Speaking at the Radio Academy Festival, Radiocentre CEO Siobhan Kenny laid out the reasons behind that very special connection between radio and its listeners.
Commercial radio was a fantastic friend in the room during the first lockdown, and has continued to support its listeners throughout the year.
Exploring two Radiocentre reports released this year, Bounce Back and Beyond and Commercial Radio: a force for good, Siobhan looked at the rise in listening during the first lockdown, as more people worked from home than ever before. Most notably for Siobhan, alongside those who agreed the radio keeps them in touch with the outside world (90%) and keeps them company (84%), more than three quarters – 77% of respondents in Radiocentre’s survey – agreed they were tuning in because the radio makes them feel happy. It’s a reason that shouldn’t be underestimated in these times, she added.
Turning back to radio as a source of news, Siobhan mentioned the more frequent and longer news bulletins that local commercial radio delivered during the first lockdown, in response to what listeners wanted to hear.
Radio is the most trusted medium, a finding that re-occurs across different research, with Siobhan pointing not just to Radiocentre’s own reports, but also a European Commission survey carried out every year, which has found radio to be the most trusted medium for a full decade. “That’s something that we really pride ourselves in delivering to our audiences, particularly at this time, not only because we’re in a pandemic, but also because of the prevalence of fake news,” she said.

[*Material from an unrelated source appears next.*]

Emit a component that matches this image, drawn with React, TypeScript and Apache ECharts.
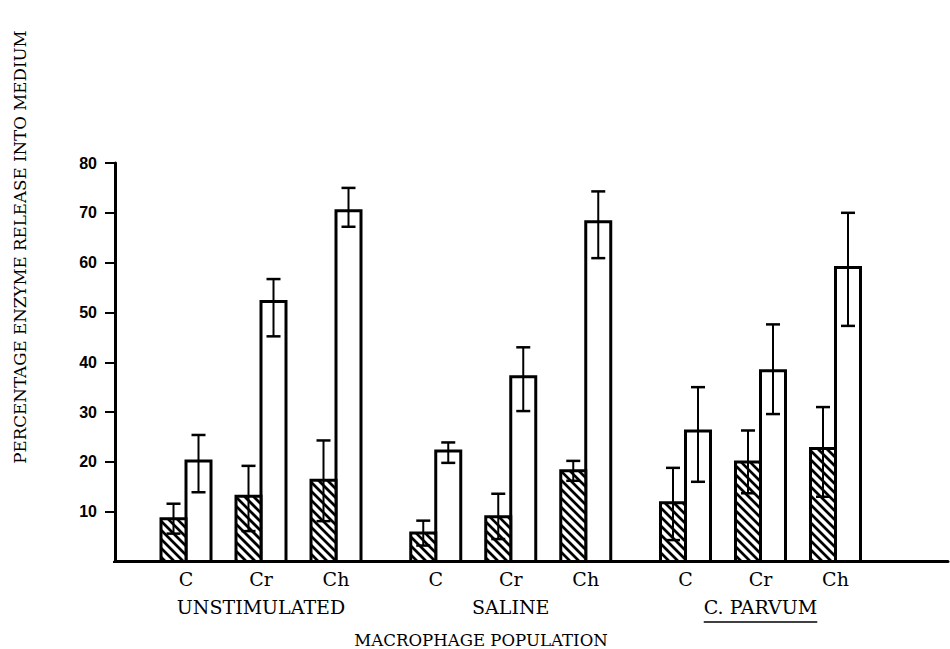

Teasing future research, Siobhan referred to commercial radio’s ability to reach more diverse audiences, as well as the charitable work that stations across the UK carry out. It was a topic she returned to in the session, as she mentioned the importance that radio “attracts the best talent from across the biggest range of voices that we know are out there”.
She shared how Radiocentre teamed up with Creative Access for a series of masterclass events, which have carried on virtually during the pandemic, “because no matter how great we might be now, we will never be a great in the future unless we continue to attract that talent”. Similarly, the Young Audio Awards returned for a second year, with Siobhan advising attendees to “watch this space” as it gets ready to launch once again.
As well as describing the pride Radiocentre feels at the Mental Health Minute, which returned for a third year during the pandemic and united all of radio – BBC, commercial, community and more – in “taking a moment to think about mental health”, Siobhan also shared a clip introducing the 60 Second Support series, one of many great pieces of content supported by the Audio Content Fund.
Siobhan closed by saying: “I really do think the radio has come to the fore during this period when the country’s been going through something of a crisis, because of its ability to be at the same time incredibly intimate, and yet make you feel as if you’re part of a much broader experience.”
The session ended with a selection of well-known voices including Heart’s Pandora Christie, Monty Panesar from Panjab Radio, Hits Radio’s Gemma Atkinson and more, saying thank you to their listeners for tuning in during the pandemic.